After a few weeks, we got the data in the Google form online survey. I am one of the team member who has made the online survey and I can see the system interpret the data automatically in the “Response” part. But, the data displayed are not customizable and the graph types are not as much as we need such as Box-plot, Steam and Leaf Scatter Plot and many others. So we download the data from Google Form in form of .xlsx files or also known as “Excel”. So then we can import Excel file into R studio that our lecturer recommend for our group to use it as it can produce many styles of graph and the way we interpret the data. For me, the better styles of graph the better conclusion that we can make and people would be easily to understand on what data collection that we are working at to present the statistical data in any kind of purposes.

Next, we move to the process on how to interpret the data using R studio. R studio is a type of free and application and a command-line programming language. Literally, we better learn how to use R studio  through tutorial slide that given by our lecturer rather than watching tutorial on YouTube because there are some conflicts such as when on YouTube tutorial it can 100% work to interpret the data but our group can’t. So this is quite frustrating as most of us loves to learn based on visually instead or reading slide-by-slide. So to code the program is such a simple way the only we need is not to forgot the key-word of codes like plot, hist, barplot and many others. We interested that we can also use the color by typing “col= (desired color)” instead of typing the color code in numeric that are way too complicated to interpret the data and make it colorful.   

The video making part was very simple as we divide the task into 4 people. I was task with the methodology part as I am the one who can remember the parts-flow in our project and understand the R studio parts. This video making part is happened when we are in quarantined at home. So we talk infront of camera about the task that we have divided for each of us. After that one of our group volunteered to compile the video presentation and to make presentation more attractive.

Lastly, I am so excited experiencing in the making of this statistical project assessment. From this, I have learned so much and make me more matured by the time as we need to be nice in our group members whenever I have a problem or not in a group. Now I am able to make a Google form by myself and making the appropriate question using “measuring scale” that will produce desired data at the end, I also learned to import and interpret data from excel to R studio with colorful and attractive graphs using the useful tools in the application. Hopefully, after this I can use this application if I involve in other statistical work team which are in university or at my job places in the future.




Firstly, this happened when lecturer gave us the Project 2 in the mid of semester due to online class during this MCO (Movement Control Order) and this Project 2 will replace the final exam for this subject. The project task need to be done by one person only (individual project) and the main objective is kind of a statistic data collection and the way we interpret the data in a better form instead of showing the data collection using Microsoft Excel. This project is more like doing case study because we need to analyze one dataset and do the R script coding to take it out more information from the dataset for example the confidence interval, reject or fail to reject the null hypothesis and many others. I decided to work on “Factors That Affect the Demand of Android Apps Market”. But then I deeply discovered about the dependence of some variables towards the highly demands of Android Market.
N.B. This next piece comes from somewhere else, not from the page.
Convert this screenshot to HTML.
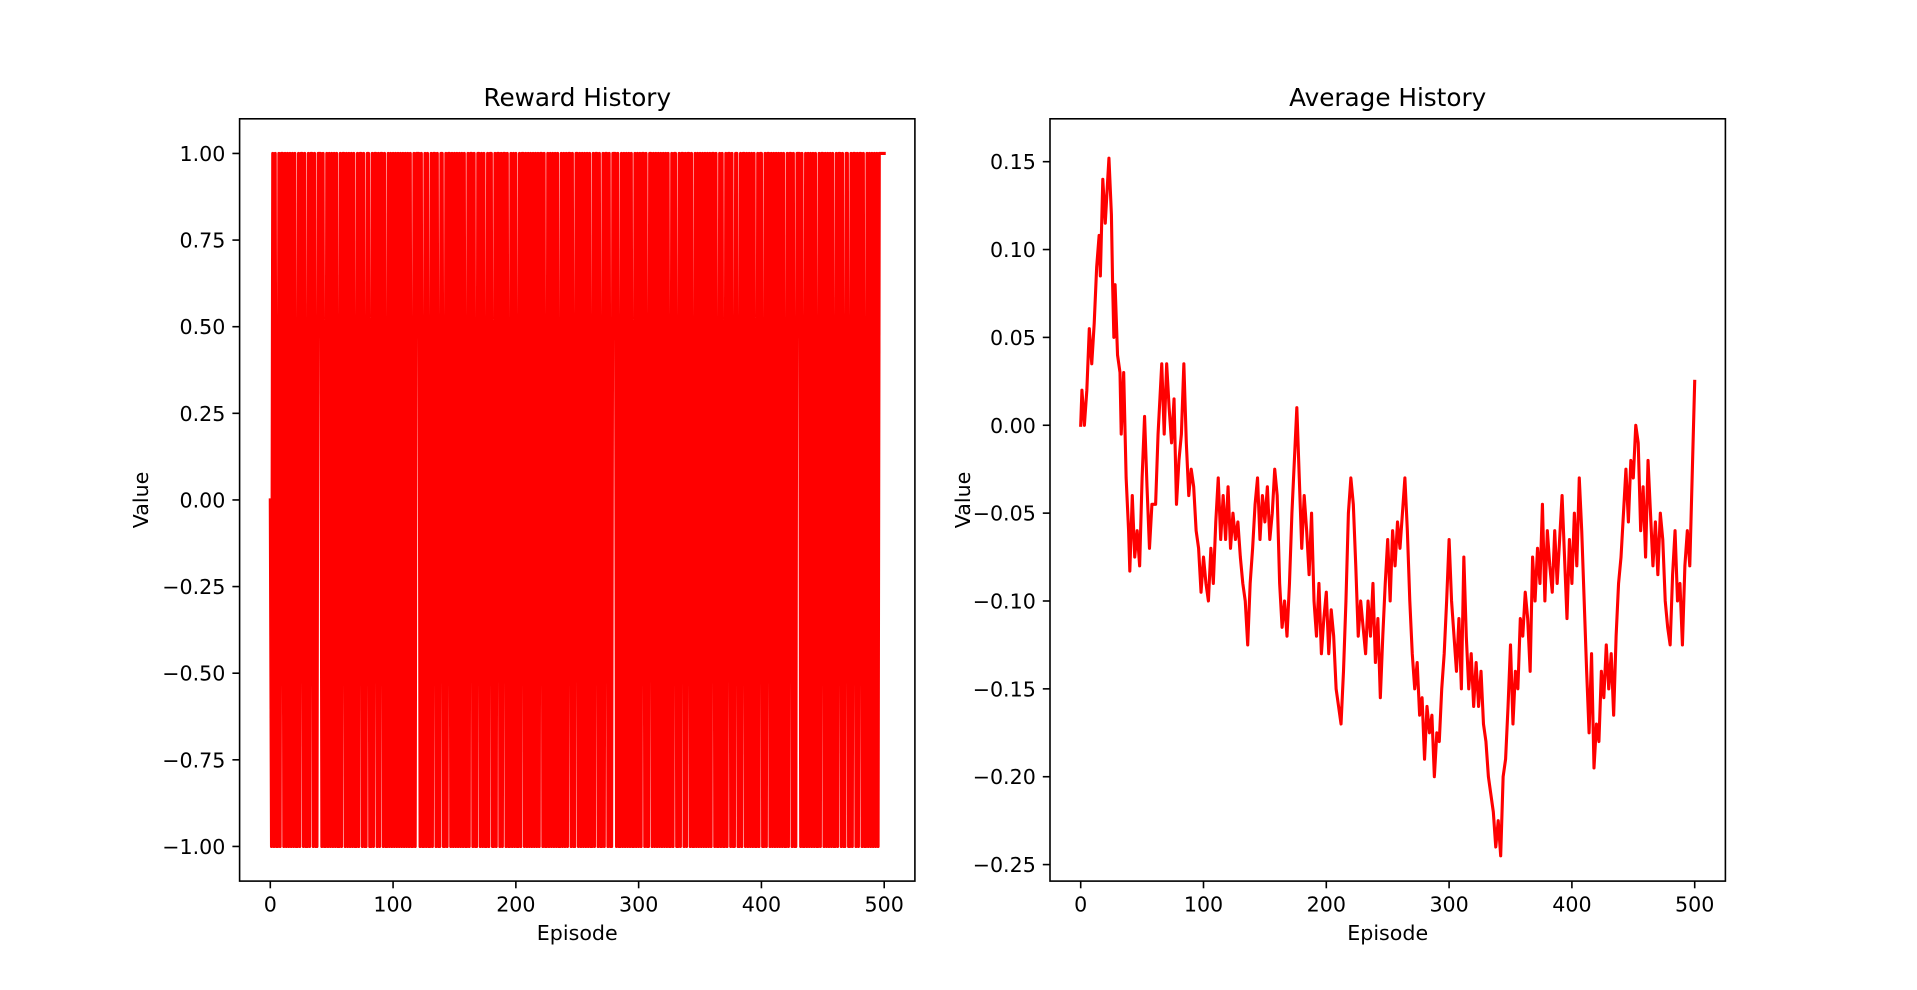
<!DOCTYPE html>
<html><head><meta charset="utf-8"><style>
html,body{margin:0;padding:0;background:#fff;}
svg{display:block;font-family:"DejaVu Sans","Liberation Sans",sans-serif;}
</style></head>
<body>
<svg id="fig" width="1917" height="990" viewBox="0 0 1917 990" xmlns="http://www.w3.org/2000/svg">
<rect x="0" y="0" width="1917" height="990" fill="#fff"/>
</svg>
<script>
// ---- data ----
const rewardGroups = [
"zbababbaba","ababababab","abbabaabab","babaababba","aababbabab",
"abababbaba","ababababab","babaababba","abbabaabab","aababbabab",
"ababababab","abababbaba","aababbabab","babaababba","abbabaabab",
"ababababab","babaababba","abababbaba","abbabaabab","aababbabab",
"abbabaabab","ababababab","aababbabab","abababbaba","babaababba",
"ababababab","abbabaabab","babaababba","aababbabab","abababbaba",
"babaababba","ababababab","abababbaba","abbabaabab","aababbabab",
"ababababab","aababbabab","babaababba","abbabaabab","abababbaba",
"abbabaabab","ababababab","babaababba","aababbabab","abababbaba",
"ababababab","babaababba","abbabaabab","aababbabab","abababaaaaa"];
const avgEpisodes = [0,1,3,5,7,9,11,13,15,16,18,20,22,23,25,26,27,28,30,32,33,35,37,39,40,42,44,46,48,50,52,54,56,58,61,63,66,68,70,72,74,76,78,80,82,84,86,88,90,92,94,96,98,100,102,104,106,108,110,112,114,116,118,120,122,124,126,128,130,132,134,136,138,140,142,144,146,148,150,152,154,156,158,160,162,164,166,168,170,172,174,176,178,180,182,184,186,188,190,192,194,196,198,200,202,204,206,208,210,212,214,216,218,220,222,224,226,228,230,232,234,236,238,240,242,244,246,248,250,252,254,256,258,260,262,264,266,268,270,272,274,276,278,280,282,284,286,288,290,292,294,296,298,300,302,304,306,308,310,312,314,316,318,320,322,324,326,328,330,332,334,336,338,340,342,344,346,348,350,352,354,356,358,360,362,364,366,368,370,372,374,376,378,380,382,384,386,388,390,392,394,396,398,400,402,404,406,408,410,412,414,416,418,420,422,424,426,428,430,432,434,436,438,440,442,444,446,448,450,452,454,456,458,460,462,464,466,468,470,472,474,476,478,480,482,484,486,488,490,492,494,496,500];
const avgValues = [0.0,0.02,0.0,0.02,0.055,0.035,0.058,0.09,0.108,0.085,0.14,0.115,0.14,0.152,0.12,0.08,0.05,0.08,0.04,0.03,-0.005,0.03,-0.03,-0.06,-0.083,-0.04,-0.075,-0.06,-0.08,-0.03,0.005,-0.035,-0.07,-0.045,-0.045,-0.005,0.035,-0.005,0.035,0.01,-0.01,0.015,-0.045,-0.02,-0.005,0.035,-0.01,-0.04,-0.025,-0.035,-0.06,-0.07,-0.095,-0.075,-0.09,-0.1,-0.07,-0.09,-0.055,-0.03,-0.065,-0.04,-0.065,-0.035,-0.07,-0.05,-0.065,-0.055,-0.075,-0.09,-0.1,-0.125,-0.09,-0.07,-0.045,-0.03,-0.065,-0.04,-0.055,-0.035,-0.065,-0.05,-0.025,-0.04,-0.09,-0.115,-0.1,-0.12,-0.09,-0.05,-0.02,0.01,-0.03,-0.07,-0.04,-0.06,-0.085,-0.05,-0.1,-0.12,-0.09,-0.13,-0.11,-0.095,-0.13,-0.105,-0.12,-0.15,-0.16,-0.17,-0.14,-0.1,-0.05,-0.03,-0.045,-0.08,-0.12,-0.1,-0.115,-0.13,-0.1,-0.12,-0.09,-0.135,-0.11,-0.155,-0.12,-0.09,-0.065,-0.1,-0.06,-0.08,-0.055,-0.07,-0.05,-0.03,-0.06,-0.1,-0.13,-0.15,-0.135,-0.165,-0.155,-0.19,-0.16,-0.175,-0.165,-0.2,-0.175,-0.18,-0.15,-0.13,-0.1,-0.065,-0.1,-0.12,-0.14,-0.11,-0.15,-0.075,-0.12,-0.15,-0.13,-0.16,-0.135,-0.16,-0.14,-0.17,-0.18,-0.2,-0.21,-0.22,-0.24,-0.225,-0.245,-0.2,-0.19,-0.16,-0.125,-0.17,-0.14,-0.15,-0.11,-0.12,-0.095,-0.11,-0.14,-0.075,-0.1,-0.07,-0.09,-0.045,-0.1,-0.06,-0.08,-0.095,-0.06,-0.09,-0.065,-0.04,-0.075,-0.11,-0.065,-0.09,-0.05,-0.08,-0.03,-0.06,-0.1,-0.14,-0.175,-0.13,-0.195,-0.17,-0.18,-0.14,-0.155,-0.125,-0.15,-0.13,-0.165,-0.12,-0.09,-0.075,-0.05,-0.025,-0.055,-0.02,-0.03,0.0,-0.01,-0.06,-0.035,-0.075,-0.02,-0.05,-0.08,-0.055,-0.085,-0.05,-0.065,-0.1,-0.115,-0.125,-0.085,-0.06,-0.1,-0.09,-0.125,-0.08,-0.06,-0.08,0.025];
const xTicks = [0,100,200,300,400,500];
const leftYTicks = [-1.0,-0.75,-0.5,-0.25,0.0,0.25,0.5,0.75,1.0];
const rightYTicks = [-0.25,-0.2,-0.15,-0.1,-0.05,0.0,0.05,0.1,0.15];

const NS="http://www.w3.org/2000/svg";
const svg=document.getElementById('fig');
function mk(tag,attrs,parent){const e=document.createElementNS(NS,tag);for(const k in attrs)e.setAttribute(k,attrs[k]);(parent||svg).appendChild(e);return e;}
function fmt(v,d){const s=Math.abs(v).toFixed(d);return (v<-1e-9?"\u2212":"")+s;}

const FS=20.6, TFS=24.7, LW=3.1, TL=7.2, SW=1.6;

function drawAxes(cfg){
  const {x0,x1,y0,y1,xmin,xmax,ymin,ymax,title,yTicks,dec,name,xs,ys}=cfg;
  const X=v=>x0+(v-xmin)/(xmax-xmin)*(x1-x0);
  const Y=v=>y1-(v-ymin)/(ymax-ymin)*(y1-y0);
  const g=mk('g',{});
  
  
  let d='';
  for(let i=0;i<xs.length;i++){d+=(i?'L':'M')+X(xs[i]).toFixed(2)+' '+Y(ys[i]).toFixed(2);}
  const p=mk('path',{d:d,fill:'none',stroke:'#ff0000','stroke-width':LW,'stroke-linejoin':'round','stroke-linecap':'square'},g);
  
  
  const fr=mk('rect',{x:x0,y:y0,width:x1-x0,height:y1-y0,fill:'none',stroke:'#000','stroke-width':SW},g);
  
  
  xTicks.forEach(t=>{
    const x=X(t);
    mk('line',{x1:x,x2:x,y1:y1,y2:y1+TL,stroke:'#000','stroke-width':SW},g);
    const tx=mk('text',{x:x,y:911.5,'font-size':FS,'text-anchor':'middle',fill:'#000'},g);
    tx.textContent=String(t);
    
    
  });
  yTicks.forEach(t=>{
    const y=Y(t);
    mk('line',{x1:x0-TL,x2:x0,y1:y,y2:y,stroke:'#000','stroke-width':SW},g);
    const tx=mk('text',{x:x0-TL-7,y:y+7.5,'font-size':FS,'text-anchor':'end',fill:'#000'},g);
    tx.textContent=fmt(t,dec);
    
    
  });
  const tt=mk('text',{x:(x0+x1)/2,y:106,'font-size':TFS,'text-anchor':'middle',fill:'#000'},g);
  tt.textContent=title;
  
  
  const xl=mk('text',{x:(x0+x1)/2,y:940,'font-size':FS,'text-anchor':'middle',fill:'#000'},g);
  xl.textContent='Episode';
  
  
  const lx=cfg.ylabX, ly=(y0+y1)/2;
  const yl=mk('text',{x:lx,y:ly,'font-size':FS,'text-anchor':'middle',fill:'#000',transform:'rotate(-90 '+lx+' '+ly+')'},g);
  yl.textContent='Value';
  
  
}

const rewards=rewardGroups.join('').split('').map(c=>c==='a'?1:(c==='b'?-1:0));
const rewardEpisodes=rewards.map((_,i)=>i);

drawAxes({x0:239.6,x1:914.9,y0:118.8,y1:881.1,xmin:-25,xmax:525,ymin:-1.1,ymax:1.1,
  title:'Reward History',yTicks:leftYTicks,dec:2,name:'reward-history-chart',xs:rewardEpisodes,ys:rewards,ylabX:148});
drawAxes({x0:1050.0,x1:1725.4,y0:118.8,y1:881.1,xmin:-25,xmax:525,ymin:-0.2594,ymax:0.1744,
  title:'Average History',yTicks:rightYTicks,dec:2,name:'average-history-chart',xs:avgEpisodes,ys:avgValues,ylabX:970});
</script>
</body></html>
Next, things that we got started first is data collection. I searched on several websites that provide us to analyze the secondary data from the websites. After that I found one dataset that really impressed myself, I use kaggle website to find the data in This dataset is collected and scrapped from Google Play Store , by Lavanya Gupta 2 year ago. The data was inserted CC license and cleaned by Lavanya Gupta one year ago in (Version 6). The data set is ideal for anyone looking especially software developers to practice their exploratory data analysis or get started in predictive models of apps. Actionable insights can be drawn for developers to work on and capture the Android market.


After a few weeks, I’ve done do some research on what topic should I choose and why I need that in dataset. Yes, it is absolutely to do some statistical analysis. Statistical analysis that I am doing is 1 sample test, correlation and regression, goodness fit test and chi square test of independence. I download the dataset and save it as .xlsx files (Worksheet) so then we can import Excel file into R studio that our lecturer recommends for our class to use it as it can produce many styles of graph and the way we interpret the data. But in this project I don’t use many graphs because other than interpret data with graph, R studio can solve the operation of doing sorting classes, calculate the standard deviation, variance with huge number of lists. My dataset has 10841 listed of apps and so far I can handle it carefully. For me, R studio makes things a lot easier and it is the most efficient when you need to handle hundred thousands of lists in the datasets given and R can also do on what data collection that we are working at to present the statistical data in any kind of purposes.

Next, we move to the process on how to interpret the data using R studio. R studio is a type of free and application and a command-line programming language. Literally, we better learn how to use R studio through tutorial slide that given by our lecturer rather than watching tutorial on YouTube because there are some conflicts such as when on YouTube tutorial it can 100% work to interpret the data but our group can’t. So this is quite frustrating as most of us loves to learn based on visually instead or reading slide-by-slide. So to code the program is such a simple way the only we need is not to forgot the key-word of codes like plot, hist, bar plot and many others. We interested that we can also use the color by typing “col= (desired color)” instead of typing the color code in numeric that are way too complicated to interpret the data and make it colorful. But I have some other things that I need to reach out using YouTube tutorial video on “How to install package for describe function in R”. To make it better analysis using R studio, I used some normal formula into the code so it can calculate automatically because R studio doesn’t have more functions to calculate it in shorter way. But so far I think it is already enough to do the analysis.  

The video making part was very simple. So I talk in front of camera about the task that I have done in project report. I also describe my major findings in the report that are related enough to support my title of project “Factors That Affect the Demand of Android Apps Market” After that I compiled the video presentation and to make presentation more attractive.

Lastly, I am so excited experiencing in the making of this statistical project assessment. From this, I have learned so much regarding to finish this project 2 in terms of many aspects. Now I am able to do statistical data analysis by myself and making my own summary from the datasets so that it can be useful for other people to improve their life much better, I also learned to import and interpret data from excel to R studio with colorful and attractive graphs using the useful tools in the application and also using the function and library provided in R studio. Hopefully, after this I can use this application if I involve in other statistical work team which are in university or at my job places in the future.